Acceptance: There’s an old saying “Suffering is pain that you have not yet accepted.” One might say “It’s fine to sit under the bodhi tree and troubleshoot self-inflicted suffering, but when you sit under the fig tree and wait for the mob with swords and clubs, that’s another matter.” Jesus and Buddha, however, are ultimately alike: nothing, for either of them—neither an angry mob nor a triad of Mara’s daughters--could change the fact that now is an acceptable time. Jesus suffered consciously, with eyes on his own heart—he was not docile--that might have proven him mentally absent from his sufferings. He wasn’t willful—self-will is a steam that eventually runs out, and the messiah would surely have leaned on his omnipotence eventually, as the wicked thief advised. Jesus accepted everything willingly and attentively. The Big Book of Alcoholics Anonymous has an oft-highlighted phrase in its dog-eared pages. “Acceptance” it says “is the answer to all of my problems today.” I read it and it solved part of my psyche’s puzzle. Now I know it’s the teaching of Jesus. It was the christ of contemplation lifted up, drawing me to himself and revealing his wisdom.

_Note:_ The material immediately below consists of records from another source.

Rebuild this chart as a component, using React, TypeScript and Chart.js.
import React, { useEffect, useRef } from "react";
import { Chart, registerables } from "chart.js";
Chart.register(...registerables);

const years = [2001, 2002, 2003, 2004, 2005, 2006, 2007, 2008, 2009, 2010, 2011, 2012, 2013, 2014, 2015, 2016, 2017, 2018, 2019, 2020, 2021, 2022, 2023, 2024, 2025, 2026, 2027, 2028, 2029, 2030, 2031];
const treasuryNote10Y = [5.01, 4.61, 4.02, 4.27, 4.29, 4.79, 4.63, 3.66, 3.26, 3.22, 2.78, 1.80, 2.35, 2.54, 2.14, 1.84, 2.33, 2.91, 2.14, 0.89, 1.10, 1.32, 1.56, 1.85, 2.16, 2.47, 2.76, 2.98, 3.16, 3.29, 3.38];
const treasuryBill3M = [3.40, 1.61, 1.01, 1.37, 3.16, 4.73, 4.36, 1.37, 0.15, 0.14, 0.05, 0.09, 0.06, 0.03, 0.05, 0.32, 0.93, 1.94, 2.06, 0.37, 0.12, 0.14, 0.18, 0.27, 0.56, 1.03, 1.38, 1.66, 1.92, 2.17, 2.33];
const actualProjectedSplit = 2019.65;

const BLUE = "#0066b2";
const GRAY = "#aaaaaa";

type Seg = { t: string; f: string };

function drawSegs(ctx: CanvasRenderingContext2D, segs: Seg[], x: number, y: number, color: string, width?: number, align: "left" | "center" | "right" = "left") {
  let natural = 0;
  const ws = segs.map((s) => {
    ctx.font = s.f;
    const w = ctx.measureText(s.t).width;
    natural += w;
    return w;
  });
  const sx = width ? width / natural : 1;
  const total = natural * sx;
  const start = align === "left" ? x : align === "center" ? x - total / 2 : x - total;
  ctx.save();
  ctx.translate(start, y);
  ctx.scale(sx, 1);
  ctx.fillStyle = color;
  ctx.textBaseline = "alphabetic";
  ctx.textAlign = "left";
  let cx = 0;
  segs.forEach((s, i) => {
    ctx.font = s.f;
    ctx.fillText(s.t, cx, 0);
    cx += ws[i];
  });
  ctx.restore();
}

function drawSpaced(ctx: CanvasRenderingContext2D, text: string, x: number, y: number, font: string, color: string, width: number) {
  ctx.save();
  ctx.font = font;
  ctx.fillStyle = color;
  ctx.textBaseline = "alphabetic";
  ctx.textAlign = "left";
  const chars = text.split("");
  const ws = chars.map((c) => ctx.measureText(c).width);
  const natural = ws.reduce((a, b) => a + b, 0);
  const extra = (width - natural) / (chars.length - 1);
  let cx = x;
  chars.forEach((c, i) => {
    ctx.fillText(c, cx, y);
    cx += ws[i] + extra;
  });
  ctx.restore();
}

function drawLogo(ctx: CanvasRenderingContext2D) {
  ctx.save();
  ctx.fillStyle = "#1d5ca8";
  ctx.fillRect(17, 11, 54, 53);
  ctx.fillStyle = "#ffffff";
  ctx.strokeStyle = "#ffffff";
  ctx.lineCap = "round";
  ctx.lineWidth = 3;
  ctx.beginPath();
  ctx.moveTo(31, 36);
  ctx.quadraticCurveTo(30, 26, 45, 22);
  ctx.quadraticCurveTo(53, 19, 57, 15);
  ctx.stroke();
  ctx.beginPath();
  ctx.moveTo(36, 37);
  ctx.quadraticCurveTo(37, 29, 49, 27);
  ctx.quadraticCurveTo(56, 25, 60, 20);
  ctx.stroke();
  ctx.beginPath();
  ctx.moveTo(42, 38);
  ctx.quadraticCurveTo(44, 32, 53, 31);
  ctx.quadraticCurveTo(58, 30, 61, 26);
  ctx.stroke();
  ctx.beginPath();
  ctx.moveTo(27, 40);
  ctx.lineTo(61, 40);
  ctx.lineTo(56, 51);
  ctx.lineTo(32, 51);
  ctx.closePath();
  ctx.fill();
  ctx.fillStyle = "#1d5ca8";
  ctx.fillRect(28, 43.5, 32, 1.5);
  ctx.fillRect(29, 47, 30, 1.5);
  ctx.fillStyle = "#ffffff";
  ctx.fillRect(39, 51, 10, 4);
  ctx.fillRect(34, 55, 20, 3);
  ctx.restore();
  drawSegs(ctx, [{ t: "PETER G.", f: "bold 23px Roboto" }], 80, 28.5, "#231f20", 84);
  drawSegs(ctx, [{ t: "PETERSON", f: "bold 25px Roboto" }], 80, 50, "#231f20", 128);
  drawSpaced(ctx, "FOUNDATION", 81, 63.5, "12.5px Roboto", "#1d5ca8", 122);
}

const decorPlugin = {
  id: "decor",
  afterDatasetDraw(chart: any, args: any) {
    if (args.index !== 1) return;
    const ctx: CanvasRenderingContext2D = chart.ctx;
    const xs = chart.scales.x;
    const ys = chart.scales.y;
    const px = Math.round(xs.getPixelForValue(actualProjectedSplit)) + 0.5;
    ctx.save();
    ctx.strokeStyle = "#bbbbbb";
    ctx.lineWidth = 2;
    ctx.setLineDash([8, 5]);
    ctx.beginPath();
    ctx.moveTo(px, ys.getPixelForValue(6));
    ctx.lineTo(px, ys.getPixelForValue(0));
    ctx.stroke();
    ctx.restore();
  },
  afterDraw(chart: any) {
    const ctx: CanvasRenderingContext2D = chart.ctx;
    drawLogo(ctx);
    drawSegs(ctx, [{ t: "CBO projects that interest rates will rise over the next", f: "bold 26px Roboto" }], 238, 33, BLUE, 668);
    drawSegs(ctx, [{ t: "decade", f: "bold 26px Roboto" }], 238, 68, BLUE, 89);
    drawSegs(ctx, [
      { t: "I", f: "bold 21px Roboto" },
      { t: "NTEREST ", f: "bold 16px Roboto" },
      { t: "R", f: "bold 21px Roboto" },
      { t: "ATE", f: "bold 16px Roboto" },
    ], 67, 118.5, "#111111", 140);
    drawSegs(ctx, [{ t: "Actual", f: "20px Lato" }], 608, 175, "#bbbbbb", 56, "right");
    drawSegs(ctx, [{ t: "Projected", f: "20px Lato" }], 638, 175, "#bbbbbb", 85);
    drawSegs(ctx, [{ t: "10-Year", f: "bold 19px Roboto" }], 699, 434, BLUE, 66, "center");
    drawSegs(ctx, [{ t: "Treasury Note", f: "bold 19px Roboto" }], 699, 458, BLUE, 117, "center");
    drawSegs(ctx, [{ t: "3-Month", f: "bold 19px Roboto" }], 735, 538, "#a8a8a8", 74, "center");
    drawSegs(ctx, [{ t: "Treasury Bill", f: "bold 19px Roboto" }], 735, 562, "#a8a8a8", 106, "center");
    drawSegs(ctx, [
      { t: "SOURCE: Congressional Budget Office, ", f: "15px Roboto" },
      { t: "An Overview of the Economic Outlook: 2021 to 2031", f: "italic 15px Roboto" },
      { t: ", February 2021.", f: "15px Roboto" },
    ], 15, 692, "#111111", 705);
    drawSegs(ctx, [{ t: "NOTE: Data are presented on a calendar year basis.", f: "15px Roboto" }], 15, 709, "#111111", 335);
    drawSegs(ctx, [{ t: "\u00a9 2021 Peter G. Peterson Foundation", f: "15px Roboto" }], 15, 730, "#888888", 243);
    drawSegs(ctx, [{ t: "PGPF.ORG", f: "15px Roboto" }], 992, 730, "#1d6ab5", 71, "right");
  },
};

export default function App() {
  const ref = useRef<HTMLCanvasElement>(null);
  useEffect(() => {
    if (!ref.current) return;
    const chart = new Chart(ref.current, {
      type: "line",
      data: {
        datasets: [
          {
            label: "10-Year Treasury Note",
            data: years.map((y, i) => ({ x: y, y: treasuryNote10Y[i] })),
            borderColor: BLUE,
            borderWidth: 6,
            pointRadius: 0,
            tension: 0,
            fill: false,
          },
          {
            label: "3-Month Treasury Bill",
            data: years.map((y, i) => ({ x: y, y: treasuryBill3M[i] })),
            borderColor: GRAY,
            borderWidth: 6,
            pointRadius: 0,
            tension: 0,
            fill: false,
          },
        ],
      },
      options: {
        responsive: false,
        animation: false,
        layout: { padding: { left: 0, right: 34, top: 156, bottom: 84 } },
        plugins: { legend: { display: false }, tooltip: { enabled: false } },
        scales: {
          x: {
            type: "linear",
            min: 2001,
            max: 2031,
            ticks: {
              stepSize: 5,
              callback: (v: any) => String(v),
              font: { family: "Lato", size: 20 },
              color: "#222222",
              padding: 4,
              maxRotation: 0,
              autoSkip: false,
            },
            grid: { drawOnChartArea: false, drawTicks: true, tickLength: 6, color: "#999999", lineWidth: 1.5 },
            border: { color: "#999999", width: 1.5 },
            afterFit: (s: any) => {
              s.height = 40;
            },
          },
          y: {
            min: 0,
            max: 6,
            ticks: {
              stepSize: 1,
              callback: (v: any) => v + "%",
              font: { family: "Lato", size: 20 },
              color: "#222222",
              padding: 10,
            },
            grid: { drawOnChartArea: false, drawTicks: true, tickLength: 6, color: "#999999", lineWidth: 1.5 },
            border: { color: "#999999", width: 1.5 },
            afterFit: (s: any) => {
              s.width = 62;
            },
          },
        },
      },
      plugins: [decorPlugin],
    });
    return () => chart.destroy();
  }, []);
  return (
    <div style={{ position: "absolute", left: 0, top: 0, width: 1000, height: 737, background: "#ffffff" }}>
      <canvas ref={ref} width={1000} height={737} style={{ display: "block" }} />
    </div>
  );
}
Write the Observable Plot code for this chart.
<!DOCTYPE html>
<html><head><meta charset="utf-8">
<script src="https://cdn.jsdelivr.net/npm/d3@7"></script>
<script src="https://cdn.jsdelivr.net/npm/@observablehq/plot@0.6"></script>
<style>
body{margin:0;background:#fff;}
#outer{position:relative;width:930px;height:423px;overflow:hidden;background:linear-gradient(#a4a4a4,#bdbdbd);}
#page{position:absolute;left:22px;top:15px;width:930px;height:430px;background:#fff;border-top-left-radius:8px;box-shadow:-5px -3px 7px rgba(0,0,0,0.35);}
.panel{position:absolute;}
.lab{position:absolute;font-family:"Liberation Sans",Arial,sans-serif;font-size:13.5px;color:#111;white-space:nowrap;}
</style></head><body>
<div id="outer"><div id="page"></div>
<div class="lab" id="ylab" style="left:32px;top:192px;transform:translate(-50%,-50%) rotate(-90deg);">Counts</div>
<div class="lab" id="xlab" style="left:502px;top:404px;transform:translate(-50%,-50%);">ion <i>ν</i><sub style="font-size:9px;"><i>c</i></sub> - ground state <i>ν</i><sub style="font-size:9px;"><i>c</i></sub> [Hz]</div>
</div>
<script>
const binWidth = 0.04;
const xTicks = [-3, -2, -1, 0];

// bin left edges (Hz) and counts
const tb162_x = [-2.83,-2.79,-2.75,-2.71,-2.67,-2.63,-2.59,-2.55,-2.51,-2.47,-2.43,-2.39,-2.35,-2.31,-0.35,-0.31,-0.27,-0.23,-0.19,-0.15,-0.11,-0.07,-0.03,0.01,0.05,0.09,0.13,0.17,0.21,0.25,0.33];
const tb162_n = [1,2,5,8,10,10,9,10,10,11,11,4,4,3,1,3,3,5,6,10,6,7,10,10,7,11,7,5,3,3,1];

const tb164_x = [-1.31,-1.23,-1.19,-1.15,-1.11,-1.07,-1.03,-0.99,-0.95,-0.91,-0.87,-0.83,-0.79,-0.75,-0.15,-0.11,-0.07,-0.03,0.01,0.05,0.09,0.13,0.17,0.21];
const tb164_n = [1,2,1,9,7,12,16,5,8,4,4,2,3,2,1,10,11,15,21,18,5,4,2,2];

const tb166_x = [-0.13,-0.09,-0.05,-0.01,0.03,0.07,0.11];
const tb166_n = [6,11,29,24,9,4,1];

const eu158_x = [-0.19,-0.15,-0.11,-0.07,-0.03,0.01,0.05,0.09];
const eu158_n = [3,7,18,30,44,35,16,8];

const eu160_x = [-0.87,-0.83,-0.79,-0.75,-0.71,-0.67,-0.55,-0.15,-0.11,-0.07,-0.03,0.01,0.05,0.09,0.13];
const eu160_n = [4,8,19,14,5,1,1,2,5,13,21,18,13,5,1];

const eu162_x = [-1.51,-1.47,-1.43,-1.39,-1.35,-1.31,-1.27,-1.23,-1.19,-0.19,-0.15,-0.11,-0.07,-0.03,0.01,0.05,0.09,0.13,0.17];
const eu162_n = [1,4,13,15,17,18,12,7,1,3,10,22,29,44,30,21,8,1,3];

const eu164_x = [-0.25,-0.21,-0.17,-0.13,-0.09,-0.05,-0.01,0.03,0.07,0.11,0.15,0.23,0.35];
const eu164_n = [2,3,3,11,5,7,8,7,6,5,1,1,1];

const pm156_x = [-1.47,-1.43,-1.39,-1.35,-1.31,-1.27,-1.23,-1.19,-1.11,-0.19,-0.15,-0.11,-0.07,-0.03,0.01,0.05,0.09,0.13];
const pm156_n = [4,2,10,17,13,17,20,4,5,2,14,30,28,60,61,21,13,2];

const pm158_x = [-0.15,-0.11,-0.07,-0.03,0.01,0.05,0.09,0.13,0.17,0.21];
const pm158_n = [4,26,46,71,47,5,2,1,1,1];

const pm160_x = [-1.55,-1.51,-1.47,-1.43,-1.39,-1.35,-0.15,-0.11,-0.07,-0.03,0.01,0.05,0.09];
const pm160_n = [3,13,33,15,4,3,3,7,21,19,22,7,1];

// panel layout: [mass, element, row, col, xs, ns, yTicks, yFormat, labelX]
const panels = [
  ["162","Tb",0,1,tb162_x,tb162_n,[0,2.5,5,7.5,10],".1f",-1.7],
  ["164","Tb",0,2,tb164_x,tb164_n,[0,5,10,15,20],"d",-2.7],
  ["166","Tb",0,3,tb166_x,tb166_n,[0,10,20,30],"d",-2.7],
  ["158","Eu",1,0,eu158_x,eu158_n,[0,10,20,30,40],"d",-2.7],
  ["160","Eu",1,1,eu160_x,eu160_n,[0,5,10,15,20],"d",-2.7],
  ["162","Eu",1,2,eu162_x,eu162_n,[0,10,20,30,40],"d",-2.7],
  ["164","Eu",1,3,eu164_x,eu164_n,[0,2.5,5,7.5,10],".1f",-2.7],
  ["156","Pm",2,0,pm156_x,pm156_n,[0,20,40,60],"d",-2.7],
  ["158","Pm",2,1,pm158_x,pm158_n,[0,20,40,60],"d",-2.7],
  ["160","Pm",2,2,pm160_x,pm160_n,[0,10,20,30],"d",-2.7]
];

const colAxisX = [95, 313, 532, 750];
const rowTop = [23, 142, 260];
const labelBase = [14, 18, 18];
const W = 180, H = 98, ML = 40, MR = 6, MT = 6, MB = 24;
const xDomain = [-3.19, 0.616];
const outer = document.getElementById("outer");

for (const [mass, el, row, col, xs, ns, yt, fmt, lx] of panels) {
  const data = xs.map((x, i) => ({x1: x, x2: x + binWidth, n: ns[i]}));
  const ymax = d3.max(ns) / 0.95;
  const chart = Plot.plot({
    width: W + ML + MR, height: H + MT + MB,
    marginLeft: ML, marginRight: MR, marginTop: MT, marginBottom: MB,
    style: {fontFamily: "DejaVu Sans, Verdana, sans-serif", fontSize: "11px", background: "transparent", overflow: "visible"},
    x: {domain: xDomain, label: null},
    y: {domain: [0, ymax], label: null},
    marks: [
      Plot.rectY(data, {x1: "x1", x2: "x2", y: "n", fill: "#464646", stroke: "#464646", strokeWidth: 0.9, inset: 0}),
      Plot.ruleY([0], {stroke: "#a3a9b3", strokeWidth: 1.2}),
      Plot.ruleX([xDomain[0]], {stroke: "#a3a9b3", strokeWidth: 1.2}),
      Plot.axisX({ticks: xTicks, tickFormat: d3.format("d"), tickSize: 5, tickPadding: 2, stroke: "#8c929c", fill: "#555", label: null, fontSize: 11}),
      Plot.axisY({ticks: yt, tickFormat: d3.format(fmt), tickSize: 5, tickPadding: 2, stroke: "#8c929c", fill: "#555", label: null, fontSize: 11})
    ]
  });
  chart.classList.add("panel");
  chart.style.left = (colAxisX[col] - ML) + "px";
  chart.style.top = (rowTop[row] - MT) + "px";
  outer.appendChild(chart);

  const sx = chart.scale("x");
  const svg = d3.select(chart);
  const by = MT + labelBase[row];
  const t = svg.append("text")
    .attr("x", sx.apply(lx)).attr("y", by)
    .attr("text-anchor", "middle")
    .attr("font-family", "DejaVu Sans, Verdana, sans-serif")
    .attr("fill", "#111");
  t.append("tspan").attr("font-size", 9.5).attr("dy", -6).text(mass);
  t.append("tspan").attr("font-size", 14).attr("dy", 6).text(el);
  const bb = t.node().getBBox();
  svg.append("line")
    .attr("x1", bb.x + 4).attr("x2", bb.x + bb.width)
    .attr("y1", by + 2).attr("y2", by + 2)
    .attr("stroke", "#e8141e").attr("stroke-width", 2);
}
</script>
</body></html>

Most would say that Jesus' words from the Cross were added for effect by the gospel writer. Intellectually, I have no doubt it’s true. Intuitively, my experience of Lectio Divina renders me less certain. When a person's spent their entire lives poring over a text, its words can serve to spontaneously name emotions. For Jesus, “Eli, Eli, Lama sabachtani” could have been as spontaneous an answer to the Koan of his suffering as Chao Chou’s phrase “the oak tree in the front yard” was to the Koan “What is the meaning of Bodhidharma coming from the west?” Jesus words could very well be a proof of the quality of his attention.

Interbeing: This term was coined by Thich Nhat Hanh: it’s his simple re-working of the buddhist teaching “interdependent co-arising of cause and effect.” It calls all causality into question, for one thing. Everything’s just happening. That it’s happening because of other things is debatable at best, outright untrue at worst. For another thing, it’s why the smallest, insignificant action can be part of living consciously. Everything is contained in everything else. This is also the teaching of the Jesus portrayed in John’s latter chapters. “If you have seen me,” says Rabouni, you have seen the Father.” Later, he says “I am in the Father and the Father is in me.” Interbeing is perichoresis—the non-conflicting interrelatedness of the members of the trinity—overflowing heaven and pervading all creation. "I in them and you in me, that they may become completely one” so that the world may know that you have sent me and have loved them even as you have loved me.” Christ is in the stranger, in the breaking of the bread, in the experience of “things as they are” flowing out of contemplation. The working out of our purgatorial predicament—doing our purgatory here on earth—is the “bread to eat that you do not know” which is the will of our Father in Heaven.


When we meet God's gaze in the 5 Sense Organs of the Body of Christ, the act of bearing our own cross teaches us "The Four Humble Truths", "The Humble Tenfold Way", and the "The Four Gospel Seals."  If Jesus speaks in the symbolic language of parables, it's to lay bare what's been hidden since the foundation of the earth.  If Jesus speaks through Koans, it's in the illogical, coded silence of our own DNA.  And if the teaching of this post (and its predecessor) is true, then Christ is speaking plainly, and not in figures of speech.  All salvation hangs on cooperation with it!  Behold the Cross, indeed.